Voyage en bateau
Hier, ayant fait mes dernières courses et mes abondants bagages, j’arrive à 15 heures sur le quai pour m’embarquer sur le Taporo. C’était le Taporo V qui était là, un petit cargo de mille deux cents tonneaux qui dessert habituellement les Marquises, et remplace le Taporo IV qui est en carénage. Tout le quai est absolument couvert de caisses, de corbeilles, de palettes, de fûts, de containers et de matériaux divers, et je me demande si vraiment tout ça va rentrer dans les cales de ce petit cargo, et aussi combien de temps ça va prendre avec les deux palans du bateau. Je m’annonce au capitaine et lui présente le billet de la voiture, qu’il me fait garer tout au bout du quai, après les dernières marchandises, et m’annonce que nous aurons du retard. En effet, au lieu de 17 heures, nous sommes partis à 21 heures. Le Temehani, lui, est parti à 17 heures, gorgé de passagers.

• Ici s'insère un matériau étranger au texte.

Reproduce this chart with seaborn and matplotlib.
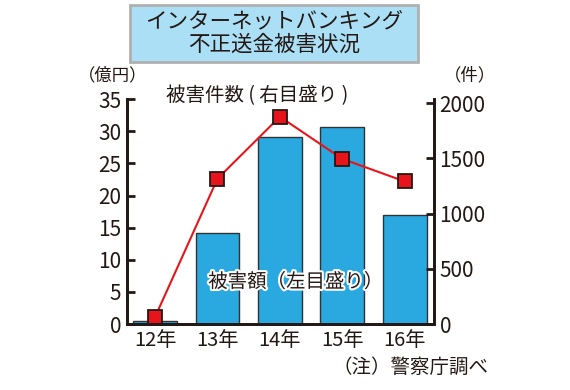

Par contre, je n’ai pas trouvé le temps trop long, et l’ai passé à regarder le chargement du navire, observant l’habileté avec laquelle ces marins arrivent à ajuster toutes les marchandises, de poids et de formes divers, sans perdre de place, sans que rien ne s’abîme, et en sorte que celles qui sortent à la première escale soient les premières accessibles. Je n’ai rien perdu de tout ce travail, me promenant sur le quai, montant à bord et redescendant sur le quai, et ayant par la même occasion de longues discussions avec le capitaine et avec ses principaux collaborateurs, et aussi avec plusieurs des passagers. J’avais une petite cabine pour moi tout seul et me suis endormi peu après le départ, pour me lever vers 5 h 15 et assister à un beau lever de soleil. La mer était calme, le temps très beau avec une petite brise du nord-ouest, un temps parfait pour voyager en bateau, ce qui est en fait un moyen de locomotion très agréable. Même si c’est long, on ne s’ennuie pas sur un bateau, même si on ne fait que regarder la mer. La vie de marin a du bon, j’ai l’impression aussi que le temps ne passe pas de la même façon. Mais je crois que c’est en fait quand on voyage que le temps ne passe pas de la même façon. Peut-être est-ce parce qu’on se déplace, une relation entre l’espace et le temps.